Benchmarking is a process that involves a search for the "best practices" in a particular business process. Companies with strong objectives and a desire for improvement constantly compare their own business processes with those of industry leaders to find opportunities for growth and improvement. Sometimes, a single industry leader establishes the standard, or benchmark, in most business processes. Other times, different companies set the standard for excellence in specific business processes.

Understand and Analyze

Before you can benchmark you need a basic understanding of critical business processes that relate to your business success. Manufacturing, assembly, distribution, marketing, sales and service are examples of broad business activities that you can analyze.
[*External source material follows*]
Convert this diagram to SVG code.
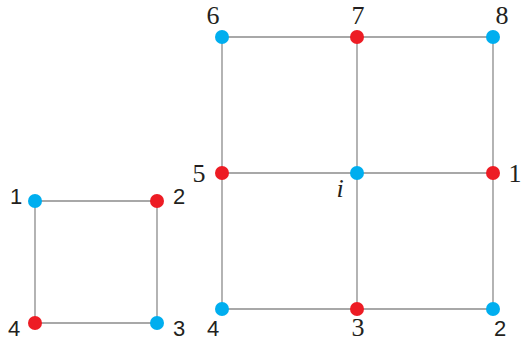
<svg xmlns="http://www.w3.org/2000/svg" width="521" height="341" viewBox="0 0 521 341">
<style>
.e{stroke:#8c8c8c;stroke-width:1.3;fill:none}
.b{fill:#00aeef}
.r{fill:#ed1c24}
</style>
<rect width="521" height="341" fill="#fff"/>
<g id="connectors">
<path class="e" d="M35 201H157V323H35Z"/>
<path class="e" d="M222 37H493V309H222Z"/>
<path class="e" d="M222 173H493M357 37V309"/>
</g>
<g font-family="'Liberation Sans', Arial, sans-serif" font-size="22" fill="#231f20" text-anchor="middle">
<g id="a1"><circle class="b" cx="35" cy="201" r="7"/><text x="16" y="204">1</text></g>
<g id="a2"><circle class="r" cx="157" cy="201" r="7"/><text x="179" y="204">2</text></g>
<g id="a3"><circle class="b" cx="157" cy="323" r="7"/><text x="179" y="336">3</text></g>
<g id="a4"><circle class="r" cx="35" cy="323" r="7"/><text x="14" y="336">4</text></g>
<g id="b4"><circle class="b" cx="222" cy="309" r="7"/><text x="213" y="336">4</text></g>
<g id="b2"><circle class="b" cx="493" cy="309" r="7"/><text x="500" y="336">2</text></g>
</g>
<g font-family="'Liberation Serif', 'Times New Roman', serif" font-size="26" fill="#231f20" text-anchor="middle">
<g id="b6"><circle class="b" cx="222" cy="37" r="7"/><text x="213" y="24">6</text></g>
<g id="b7"><circle class="r" cx="357" cy="37" r="7"/><text x="358" y="24">7</text></g>
<g id="b8"><circle class="b" cx="493" cy="37" r="7"/><text x="502" y="24">8</text></g>
<g id="b5"><circle class="r" cx="222" cy="173" r="7"/><text x="199" y="182">5</text></g>
<g id="bi"><circle class="b" cx="357" cy="173" r="7"/><text x="340" y="197" font-style="italic">i</text></g>
<g id="b1"><circle class="r" cx="493" cy="173" r="7"/><text x="515" y="182">1</text></g>
<g id="b3"><circle class="r" cx="357" cy="309" r="7"/><text x="358" y="336">3</text></g>
</g>
</svg>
You also can break down each into smaller processes, such as the process of retrieving inventory from a distribution center to load and ship to a store. Once you understand these core processes, you can explore companies successful in the processes being reviewed to determine how they do it better, more efficiently or with more overall success.

Find the Gap

The point of benchmarking is to compare your process against that of the company setting the standard. You want to identify what equipment, work flows, technology or activities the leader uses to perform a certain process better. You need to find the causes for the gap between your production or efficiency and that of the leader so you know where the opportunities for improvement lie.

Strategies and Implementation

Once gaps are identified, company, division or department leaders must consider what people and resources are necessary to achieve the benchmark. They also must outline any changes to work flows or processes and provide any training needed to employees. Next, these strategies are implemented. As efforts are made to fill the performance gap, constant evaluations take place to motivate improvements and maintain awareness of any new achievements by industry leaders in building on best practices.